The move comes as AI scraping activity on news sites jumped 55% in Q4 2025 compared to the previous quarter, according to a report by TollBit. Click-through rates to publisher sites dropped significantly in 2025, regardless of whether publishers had licensing deals with AI companies.

How media buyers see it

Chris Milano, global vice president of supply at Assembly Global, mapped out the risk. “The risk of a ‘zero-click internet’ is people will stop interacting with publishers directly, and as a result, less advertising dollars go to those publishers,” he said. “Less visits equates to less ad opportunities.”

Milano hopes new commercial arrangements can slow this slide. “For the sake of everyone, I hope we can see new models that reward publishers for content licensing and potentially even set up revenue share models where payments can be split between LLM providers and publishers,” he said.

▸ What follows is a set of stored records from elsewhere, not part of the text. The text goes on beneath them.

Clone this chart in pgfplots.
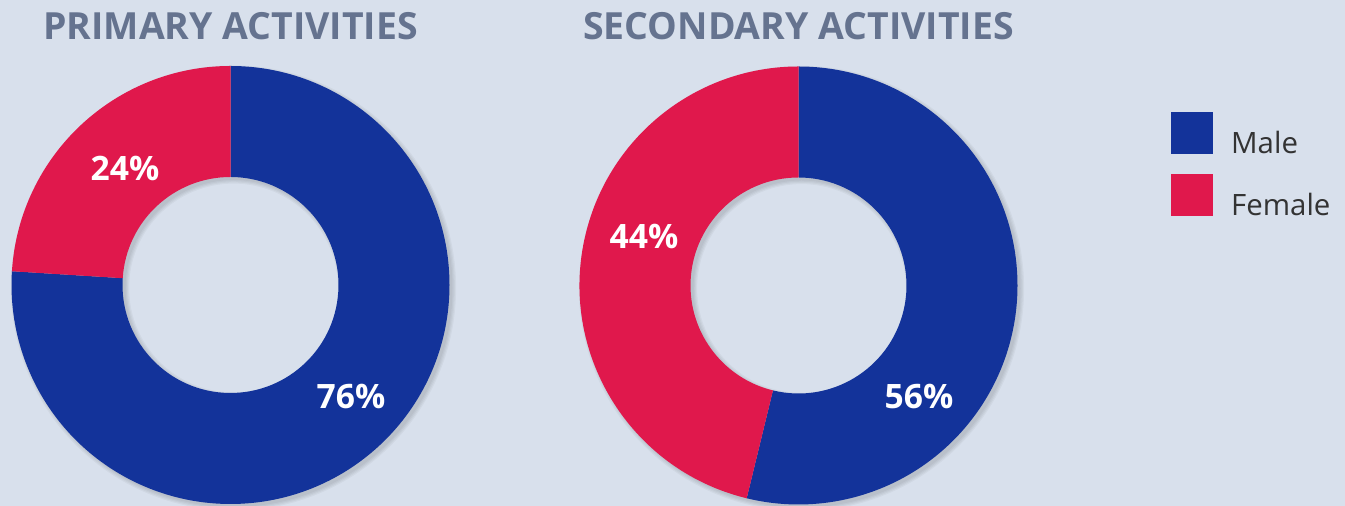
\documentclass[border=0pt]{standalone}
\usepackage{fontspec}
\setmainfont{Open Sans}
\usepackage{pgfplots}
\usepackage{pgfplotstable}
\pgfplotsset{compat=1.18}

\definecolor{bg}{HTML}{D8E0EC}
\definecolor{male}{HTML}{13339A}
\definecolor{female}{HTML}{E0184C}
\definecolor{ttl}{HTML}{65738F}
\definecolor{txt}{HTML}{333333}

% donut centres (px, y from bottom) and shares in percent
\pgfplotstableread{
cx    cy    male  female
230.5 221   76    24
798.5 220.5 53.8  46.2
}\donuts

\pgfplotstablegetelem{0}{male}\of\donuts \let\primM\pgfplotsretval
\pgfplotstablegetelem{1}{male}\of\donuts \let\secM\pgfplotsretval
\pgfmathsetmacro\primA{90-3.6*\primM}
\pgfmathsetmacro\secA{90-3.6*\secM}

% annular sector: cx, cy, start angle, end angle, colour
\newcommand\sector[5]{%
  \fill[#5] (axis cs:{#1+219*cos(#3)},{#2+219*sin(#3)})
    arc[start angle=#3,end angle=#4,radius=109.5pt]
    -- (axis cs:{#1+108*cos(#4)},{#2+108*sin(#4)})
    arc[start angle=#4,end angle=#3,radius=54pt] -- cycle;}

% soft shadow of a ring: cx, cy, outer radius, inner radius
\newcommand\shadowlayer[4]{%
  \fill[black,fill opacity=0.035,even odd rule]
    (axis cs:{#1+3},{#2-3}) circle[radius=#3]
    (axis cs:{#1+3},{#2-3}) circle[radius=#4];}
\newcommand\shadowring[2]{%
  \shadowlayer{#1}{#2}{109.5pt}{54pt}%
  \shadowlayer{#1}{#2}{110.1pt}{53.4pt}%
  \shadowlayer{#1}{#2}{110.7pt}{52.8pt}%
  \shadowlayer{#1}{#2}{111.3pt}{52.2pt}}

\begin{document}
\begin{tikzpicture}
\begin{axis}[
  scale only axis, width=672.5pt, height=253pt,
  xmin=0, xmax=1345, ymin=0, ymax=506,
  hide axis, clip=false,
  legend style={at={(0.8706,0.7787)}, anchor=north west, draw=none, fill=none,
    inner sep=0pt, row sep=8.8pt, column sep=9pt,
    nodes={inner sep=0pt, text=txt, font=\fontsize{14.7}{17}\selectfont},
    cells={anchor=base west}},
]
\fill[bg] (axis cs:0,0) rectangle (axis cs:1345,506);
\coordinate (sw) at (axis cs:0,0);
\coordinate (ne) at (axis cs:1345,506);

\shadowring{230.5}{221}
\sector{230.5}{221}{90}{\primA}{male}
\sector{230.5}{221}{\primA}{-270}{female}

\shadowring{798.5}{220.5}
\sector{798.5}{220.5}{90}{\secA}{male}
\sector{798.5}{220.5}{\secA}{-270}{female}

\node[anchor=base, text=ttl, font=\fontsize{18.7}{22}\selectfont\bfseries]
  at (axis cs:230.5,466) {PRIMARY ACTIVITIES};
\node[anchor=base, text=ttl, font=\fontsize{18.7}{22}\selectfont\bfseries]
  at (axis cs:798.5,466) {SECONDARY ACTIVITIES};

\node[anchor=base, text=white, font=\fontsize{16.8}{20}\selectfont\bfseries] at (axis cs:125,325) {24\%};
\node[anchor=base, text=white, font=\fontsize{16.8}{20}\selectfont\bfseries] at (axis cs:351,97) {76\%};
\node[anchor=base, text=white, font=\fontsize{16.8}{20}\selectfont\bfseries] at (axis cs:644,257) {44\%};
\node[anchor=base, text=white, font=\fontsize{16.8}{20}\selectfont\bfseries] at (axis cs:919,97) {56\%};

\addlegendimage{legend image code/.code={\fill[male] (0pt,0pt) rectangle (20.5pt,20.5pt);}}
\addlegendentry{Male}
\addlegendimage{legend image code/.code={\fill[female] (0pt,0pt) rectangle (20.5pt,20.5pt);}}
\addlegendentry{Female}
\end{axis}
\pgfresetboundingbox
\useasboundingbox (sw) rectangle (ne);
\end{tikzpicture}
\end{document}
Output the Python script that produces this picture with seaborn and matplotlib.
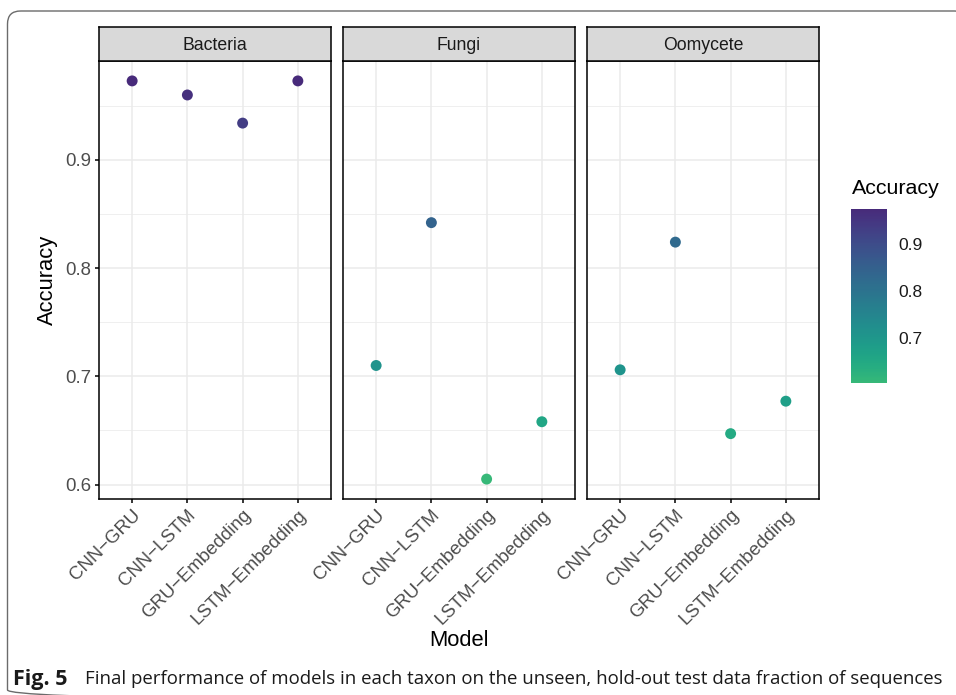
import numpy as np
import pandas as pd
import matplotlib
matplotlib.use("Agg")
import matplotlib.pyplot as plt
import seaborn as sns
from matplotlib.colors import ListedColormap, Normalize
from matplotlib.cm import ScalarMappable
from matplotlib.patches import FancyBboxPatch
from matplotlib.ticker import MultipleLocator

# data
models = ["CNN\u2212GRU", "CNN\u2212LSTM", "GRU\u2212Embedding", "LSTM\u2212Embedding"]
taxa = ["Bacteria", "Fungi", "Oomycete"]
acc_bacteria = [0.973, 0.960, 0.934, 0.973]
acc_fungi = [0.710, 0.842, 0.605, 0.658]
acc_oomycete = [0.706, 0.824, 0.647, 0.677]

df = pd.DataFrame({
    "Taxon": np.repeat(taxa, len(models)),
    "Model": models * len(taxa),
    "Accuracy": acc_bacteria + acc_fungi + acc_oomycete,
})

sns.set_theme(style="white")
plt.rcParams["font.family"] = ["Liberation Sans", "DejaVu Sans"]

W, H = 956, 695
fig = plt.figure(figsize=(W / 100, H / 100), dpi=100)
fig.patch.set_facecolor("white")

# outer frame (rounded, cut off at right and bottom)
frame_ax = fig.add_axes([0, 0, 1, 1], zorder=-5)
frame_ax.set_xlim(0, W)
frame_ax.set_ylim(H, 0)
frame_ax.axis("off")
frame_ax.add_patch(FancyBboxPatch((7.5, 11), 960, 692, boxstyle="round,pad=0,rounding_size=13",
                                  fill=False, edgecolor="#6b6b6b", linewidth=1.0))

cmap = ListedColormap(plt.get_cmap("viridis")(np.linspace(0.67, 0.12, 256)))
vmin, vmax = df["Accuracy"].min(), df["Accuracy"].max()
norm = Normalize(vmin=vmin, vmax=vmax)
span = vmax - vmin
ylo, yhi = vmin - 0.05 * span, vmax + 0.05 * span

panel_x = [99, 343, 587]
pw = 232
ptop, pbot = 61, 499
strip_top = 27

tick_col = "#4d4d4d"
axes = []
for i, taxon in enumerate(taxa):
    x0 = panel_x[i]
    ax = fig.add_axes([x0 / W, (H - pbot) / H, pw / W, (pbot - ptop) / H])
    sub = df[df["Taxon"] == taxon]
    sns.scatterplot(data=sub, x="Model", y="Accuracy", hue="Accuracy", palette=cmap,
                    hue_norm=norm, s=62, linewidth=0, legend=False, ax=ax, zorder=3)
    ax.set_xlim(-0.6, len(models) - 0.4)
    ax.set_ylim(ylo, yhi)
    ax.yaxis.set_major_locator(MultipleLocator(0.1))
    ax.yaxis.set_minor_locator(MultipleLocator(0.05))
    ax.set_xticks(range(len(models)))
    ax.grid(which="major", color="#ebebeb", linewidth=1.1, zorder=0)
    ax.grid(which="minor", axis="y", color="#ebebeb", linewidth=0.55, zorder=0)
    ax.set_axisbelow(True)
    for sp in ax.spines.values():
        sp.set_color("black")
        sp.set_linewidth(1.1)
    ax.tick_params(which="major", direction="out", length=3, width=1.1, color="black",
                   labelsize=13.4, labelcolor=tick_col, pad=2.5)
    ax.tick_params(which="minor", length=0)
    ax.tick_params(axis="y", left=(i == 0), labelleft=(i == 0))
    ax.tick_params(axis="x", bottom=True)
    ax.set_xticklabels(models, rotation=45, ha="right", va="top", rotation_mode="anchor")
    ax.set_xlabel("")
    ax.set_ylabel("")

    # facet strip
    sax = fig.add_axes([x0 / W, (H - ptop) / H, pw / W, (ptop - strip_top) / H])
    sax.set_facecolor("#d9d9d9")
    sax.set_xticks([])
    sax.set_yticks([])
    for sp in sax.spines.values():
        sp.set_color("black")
        sp.set_linewidth(1.1)
    sax.text(0.5, 0.47, taxon, ha="center", va="center", fontsize=12.7, color="#1a1a1a",
             transform=sax.transAxes)
    axes.append(ax)

axes[0].set_ylabel("Accuracy", fontsize=15.8, color="black", va="center")
axes[0].yaxis.set_label_coords((47 - 99) / pw, 0.5)
axes[1].set_xlabel("Model", fontsize=15.8, color="black", va="center")
axes[1].xaxis.set_label_coords(0.5, (pbot - 640) / (pbot - ptop))

# colour bar
cb_x, cb_w, cb_top, cb_bot = 851, 36, 209, 383
cax = fig.add_axes([cb_x / W, (H - cb_bot) / H, cb_w / W, (cb_bot - cb_top) / H])
cb = fig.colorbar(ScalarMappable(norm=norm, cmap=cmap), cax=cax)
cb.outline.set_visible(False)
cb.set_ticks([0.7, 0.8, 0.9])
cb.set_ticklabels(["0.7", "0.8", "0.9"])
cax.yaxis.set_ticks_position("both")
cax.tick_params(direction="in", length=5, width=0.9, color="white", left=True, right=True,
                labelleft=False, labelright=True,
                labelsize=12.5, labelcolor="#1a1a1a", pad=8)
cax.text(0.03, (cb_bot - 188) / (cb_bot - cb_top), "Accuracy", transform=cax.transAxes,
         ha="left", va="center", fontsize=15.4, color="black")

# caption
fig.text(13 / W, 1 - 679 / H, "Fig. 5", fontsize=15.5, fontweight="bold", family="Open Sans",
         ha="left", va="center", color="#1a1a1a")
fig.text(85 / W, 1 - 679 / H,
         "Final performance of models in each taxon on the unseen, hold-out test data fraction of sequences",
         fontsize=13.4, family="Open Sans", ha="left", va="center", color="#1a1a1a")

fig.savefig("out.png", dpi=100)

Beuth, on the other hand, sees the media mix reshuffling. “Completely new partners are currently emerging — for example, AI systems like ChatGPT increasingly crawl and use content from platforms like Reddit or Roblox, which opens up entirely new advertising opportunities,” he said. Popular platforms like Meta and YouTube “may face new forms of competition from previously unexpected sources driven by AI.”

As advertising fragmentation gains momentum, Beuth said that buyers should beware the inertia of concentrating spend. “[...] Simply increasing platform budgets is reaching its marginal utility — more platform investment does not necessarily bring more benefits,” Beuth said.

The other regulatory track to watch

The copyright report is not the only regulatory intervention worth watching.

The U.K.’s Competition and Markets Authority (CMA) is separately reviewing Google’s AI Overviews under new digital markets powers. It has proposed requirements that would let publishers opt out of Google's AI-generated search summaries without losing visibility in organic results.

Both tracks point in the same direction: making it harder for AI companies to use publisher content without compensation. That may not reverse traffic declines, but it could protect the business models of the publishers behind some of the open web’s most premium and effective ad inventories.

Regardless of how the measures play out, one point is clear: Now more than ever, as AI reshapes content on the web, advertisers should pay attention to diversification in their media plans.

“It’s … about having the right channel for each part of the funnel,” Milano said. “Diversified plans reduce frequency waste, reach incremental audiences and create more resilient performance.”